In einem wissenschaftlichen Artikel mit dem Titel Lost autonomy triggers and the rise of secessionism1doi:10.1017/S175577392510026X, das in der European Political Science Review bei Cambridge University Press erschienen ist, analysieren Felix Schulte, Matthias Scantamburlo und Maria Ackrén den Zusammenhang zwischen Autonomieverlust und Sezessionismus.
Die gewählten, als »typisch« eingestuften Fallbeispiele sind die Färöer und Katalonien.
Aus Südtiroler Sicht ist jedoch besonders interessant, dass unser Land als »Negativbeispiel« ausgesucht wurde, weil hier nämlich objektiv messbare, massive Einschnitte in die Autonomie zu keinen ähnlichen Entwicklungen geführt haben wie in den beiden erstgenannten Gebieten.
Die Erosion der Südtirolautonomie kann laut den Autorinnen sowohl auf die Verfassungsreform von 2001 und die darauffolgenden Urteile des italienischen Verfassungsgerichts als auch auf die einseitigen Kürzungen der Regierung von Mario Monti zurückgeführt werden.
Dass der Autonomieverlust im Fall von Südtirol kein Auslöser für einen massiven Anstieg sezessionistischer Tendenzen war, wird damit begründet, dass die Beschneidungen schrittweise und bürokratisch statt plötzlich und dramatisch stattgefunden hätten. Anders als im Fall der Färöer und von Katalonien sei der Prozess subtil und höchst technisch abgelaufen, sodass ein breiter Aufschrei der deutschen Minderheit ausgeblieben sei. Die Kürzungen der Monti-Regierung hätten zwar tatsächlich zu Zugewinnen für separatistische Parteien geführt, aber bei weitem nicht in einem Ausmaß wie in den Vergleichsgebieten.
Auch die selbstverwaltete Abstimmung der STF im Herbst 2013 nach katalanischem Vorbild habe nicht dazu beigetragen, eine breitere sezessionistische Bewegung in Gang zu setzen. Gleichzeitig habe jedoch auch die SVP-Vision einer dynamischen Autonomie an Momentum verloren und die historische Autonomiepartei ihre Dominanz eingebüßt.
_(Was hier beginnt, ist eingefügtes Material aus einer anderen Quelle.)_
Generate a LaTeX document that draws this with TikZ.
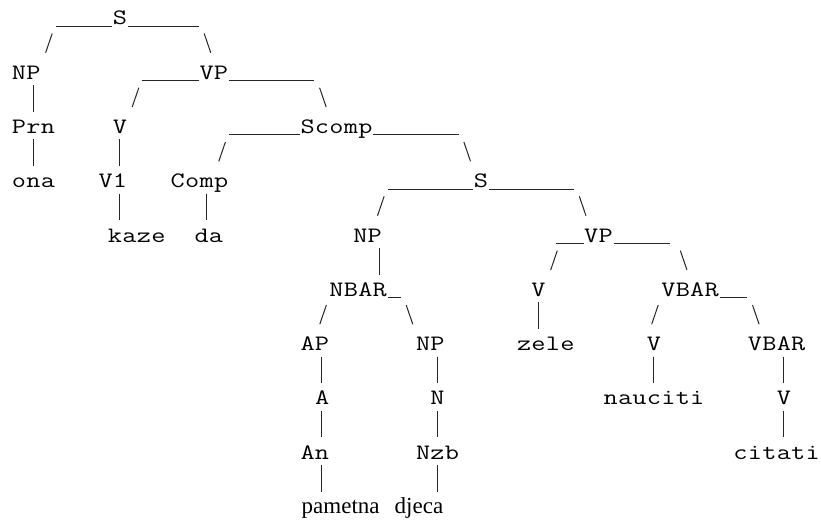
\documentclass[tikz,border=0pt]{standalone}
\usepackage{fontspec}
\newfontfamily\leaffont{Liberation Serif}
\newfontfamily\treefont[FakeStretch=1.25]{Latin Modern Mono}

% every character of a label sits in a cell of fixed pitch
\newcommand\pitchbox[1]{\makebox[14.43pt][c]{#1}}
\def\monostr#1{\monostrloop#1\relax}
\def\monostrloop#1{\ifx\relax#1\else\pitchbox{#1}\expandafter\monostrloop\fi}

% grid: column c starts at 11.65 + 14.43c, row r has its baseline at 24.8 + 27.15r
% optional first argument: horizontal shift of the whole item
\newcommand\treelabel[5][0]{%
  \node[lbl] (#2) at ({11.65+(#3)*14.43+(#1)},{24.8+27.15*(#4)}) {\monostr{#5}};}
\newcommand\stem[3][0]{%
  \draw[branch] ({11.65+(#2+0.5)*14.43+(#1)},{24.8+27.15*(#3)-21.2}) -- ++(0,26.6);}
\newcommand\leftarm[3][0]{%
  \draw[branch] ({11.65+(#2+0.5)*14.43+(#1)-2.1},{24.8+27.15*(#3)+0.8}) -- ++(6.6,-19.3);}
\newcommand\rightarm[3][0]{%
  \draw[branch] ({11.65+(#2+0.5)*14.43+(#1)-2.3},{24.8+27.15*(#3)-18.5}) -- ++(6.6,19.3);}
\newcommand\ledge[4][0]{%
  \draw[branch] ({11.65+(#2)*14.43+(#1)+0.8},{24.8+27.15*(#4)+1.5})
             -- ({11.65+(#3+1)*14.43+(#1)-0.3},{24.8+27.15*(#4)+1.5});}

\begin{document}
\begin{tikzpicture}[x=1pt,y=-1pt,
  lbl/.style={inner sep=0pt,anchor=base west,text=black,
    font=\treefont\fontsize{22}{22}\selectfont},
  leaf/.style={inner sep=0pt,anchor=base west,text=black,
    font=\leaffont\fontsize{23}{23}\selectfont},
  branch/.style={line width=1pt,draw=black!85}]
\fill[white] (0,0) rectangle (821,519);
\useasboundingbox (0,0) rectangle (821,519);

% row 0
\ledge{3}{6}{0}
\treelabel{s-top}{7}{0}{S}
\ledge{8}{12}{0}
% row 1
\leftarm{2}{1}
\rightarm{13}{1}
% row 2
\treelabel{np-subj}{0}{2}{NP}
\ledge{9}{12}{2}
\treelabel{vp-main}{13}{2}{VP}
\ledge{15}{20}{2}
% row 3
\stem{1}{3}
\leftarm{8}{3}
\rightarm{21}{3}
% row 4
\treelabel{prn}{0}{4}{Prn}
\treelabel{v-main}{7}{4}{V}
\ledge{15}{19}{4}
\treelabel{scomp}{20}{4}{Scomp}
\ledge{25}{30}{4}
% row 5
\stem{1}{5}
\stem{7}{5}
\leftarm{14}{5}
\rightarm{31}{5}
% row 6
\treelabel{ona}{0}{6}{ona}
\treelabel{v-one}{6}{6}{V1}
\treelabel{comp}{11}{6}{Comp}
\ledge{26}{31}{6}
\treelabel{s-emb}{32}{6}{S}
\ledge{33}{38}{6}
% row 7
\stem{7}{7}
\stem{13}{7}
\leftarm{25}{7}
\rightarm{39}{7}
% row 8 (set slightly to the left)
\treelabel[-5]{kaze}{7}{8}{kaze}
\treelabel[-5]{da}{13}{8}{da}
\treelabel[-5]{np-emb}{24}{8}{NP}
\ledge[-5]{38}{39}{8}
\treelabel[-5]{vp-emb}{40}{8}{VP}
\ledge[-5]{42}{45}{8}
% row 9
\stem{25}{9}
\leftarm{37}{9}
\rightarm{46}{9}
% row 10
\treelabel{nbar}{22}{10}{NBAR}
\ledge{26}{26}{10}
\treelabel{v-zele}{36}{10}{V}
\treelabel{vbar-a}{45}{10}{VBAR}
\ledge{49}{50}{10}
% row 11
\leftarm{21}{11}
\rightarm{27}{11}
\stem{36}{11}
\leftarm{44}{11}
\rightarm{51}{11}
% row 12
\treelabel{ap}{20}{12}{AP}
\treelabel{np-n}{28}{12}{NP}
\treelabel{zele}{35}{12}{zele}
\treelabel{v-nauc}{44}{12}{V}
\treelabel{vbar-b}{51}{12}{VBAR}
% row 13
\stem{21}{13}
\stem{29}{13}
\stem{44}{13}
\stem{53}{13}
% row 14
\treelabel{a}{21}{14}{A}
\treelabel{n}{29}{14}{N}
\treelabel{nauciti}{41}{14}{nauciti}
\treelabel{v-cit}{53}{14}{V}
% row 15
\stem{21}{15}
\stem{29}{15}
\stem{53}{15}
% row 16
\treelabel{an}{20}{16}{An}
\treelabel{nzb}{28}{16}{Nzb}
\treelabel{citati}{50}{16}{citati}
% row 17
\stem{21}{17}
\stem{29}{17}
% row 18: the two words
\node[leaf] (pametna) at (301.5,513.5) {pametna};
\node[leaf] (djeca) at (394.5,513.5) {djeca};
\end{tikzpicture}
\end{document}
Italiens Vertrauen auf die beständige Arbeit des Verfassungsgerichts und zentralistisch gesinnter Regierungen erinnert mich an die Boiling-Frog-Metapher, bei der ein Frosch so langsam erhitzt wird, dass er die Gefahr nicht erkennt und zu Tode gekocht wird, anstatt sofort aus dem Wasser zu springen.